Book Description: The Street of Good Fortune is the compelling memoir of Iranian-Canadian Maryam Manteghi who goes to Bosnia in the early 2000s to follow in the footsteps of her then heroine, Christiane Amanpour. When she is diagnosed with breast-cancer at the age of just 34 her world spins out of control, propelling her to a new life, a new city and even a new heroine; the stylish and sexy Kyle Minogue. Humorous, witty and light-hearted, this memoir is more than a cancer-diary. It's the story of the little triumphs that make up a woman's journey from strength to strength.

EXCERPT

My grandmother was one of Tehran’s rare female drivers in the 1950s.
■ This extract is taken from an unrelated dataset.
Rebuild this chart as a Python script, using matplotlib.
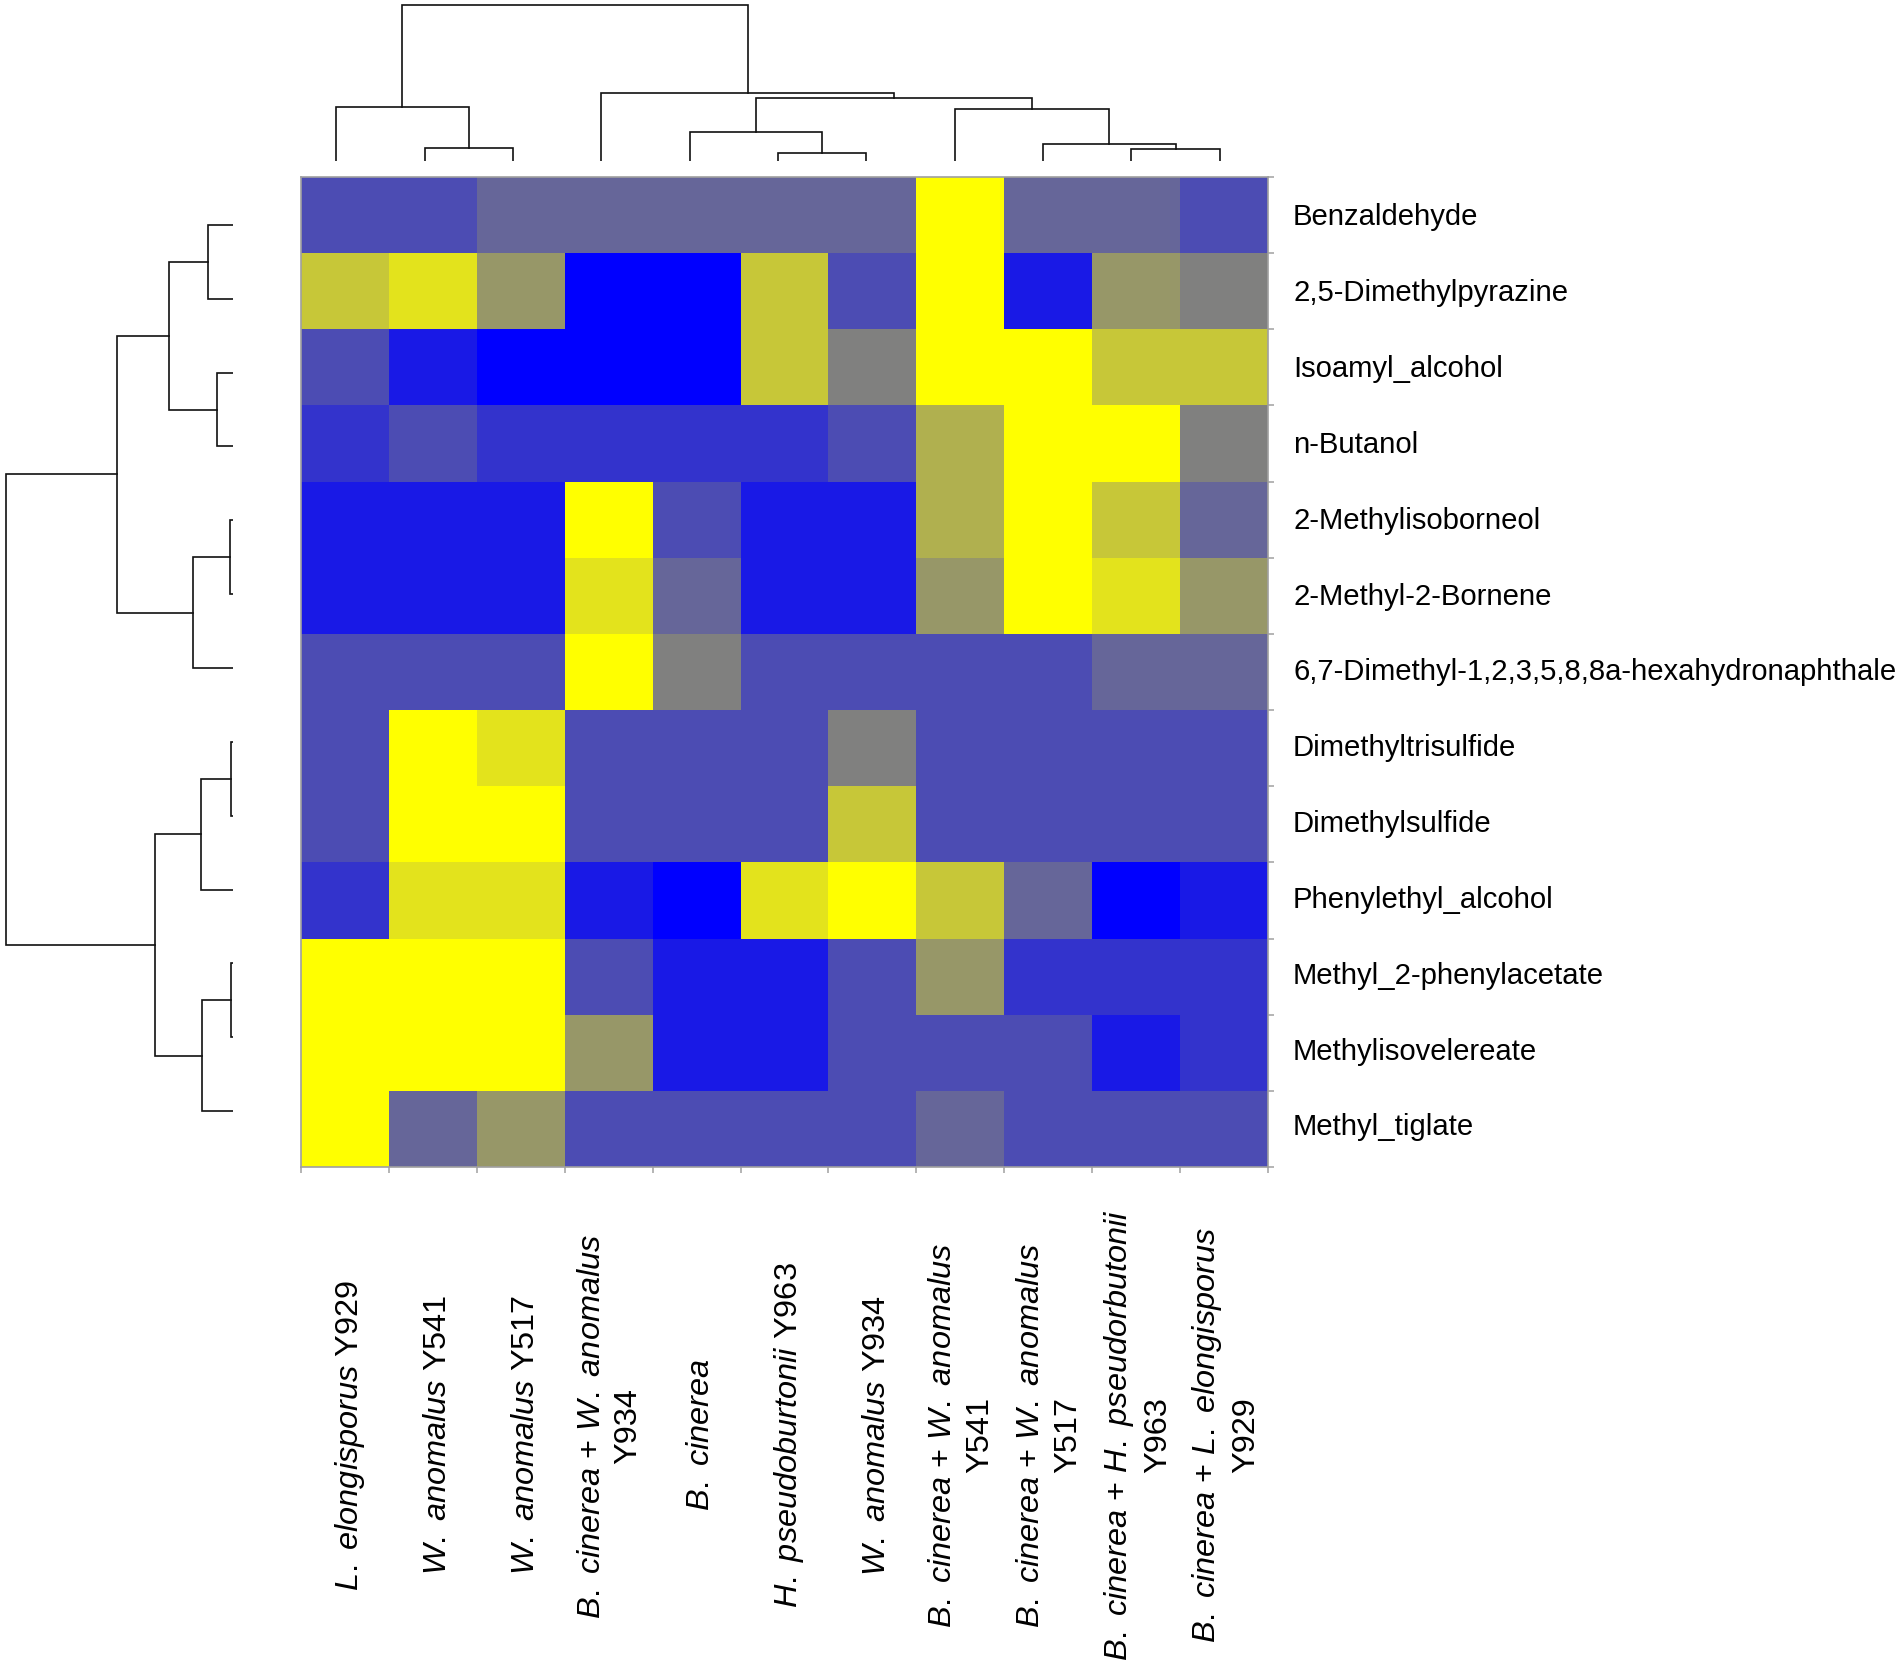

Because her husband was epileptic, she was the only person in the family who drove, a skill she carried over to Canada, taking me to ballet lessons and picking me up from school. I was not thrilled when my mother put her in charge of transportation. My mother was notoriously late in picking me up, but my grandmother was always on time and often early, which meant that she would park the car, march into the ballet school full of long-legged girls in pink tights and blonde buns stretching before class, and yell out my name into the tiny building. Mortified, I would attempt to control the upward movement of my plié and the corresponding arm position as my name was bellowed across the chinking of the piano. Despite the untold number of embarrassing incidents that ensued when my grandmother arrived early, to school, to ballet, or in front of the train station to pick me up, I always knew that she was an extraordinary woman. Not just because we adored each other and fought over the remote control, me vying for Oprah while she was on team The Price is Right. Not because I was her official interpreter for The Young and the Restless, our favourite soap opera, a post I held from the age of 12, during which I learned to translate scandalous phrases like “Nikki, I want to make love to you” into Farsi’s “Mesle eenke mikhad ba Nikki karhaye bad bokone,” giggling with delight as she and I exchanged knowing looks under the disapproving eye of my mother. Not for any of those reasons, but because she taught me to be myself, to be fearless, and to love without restraint.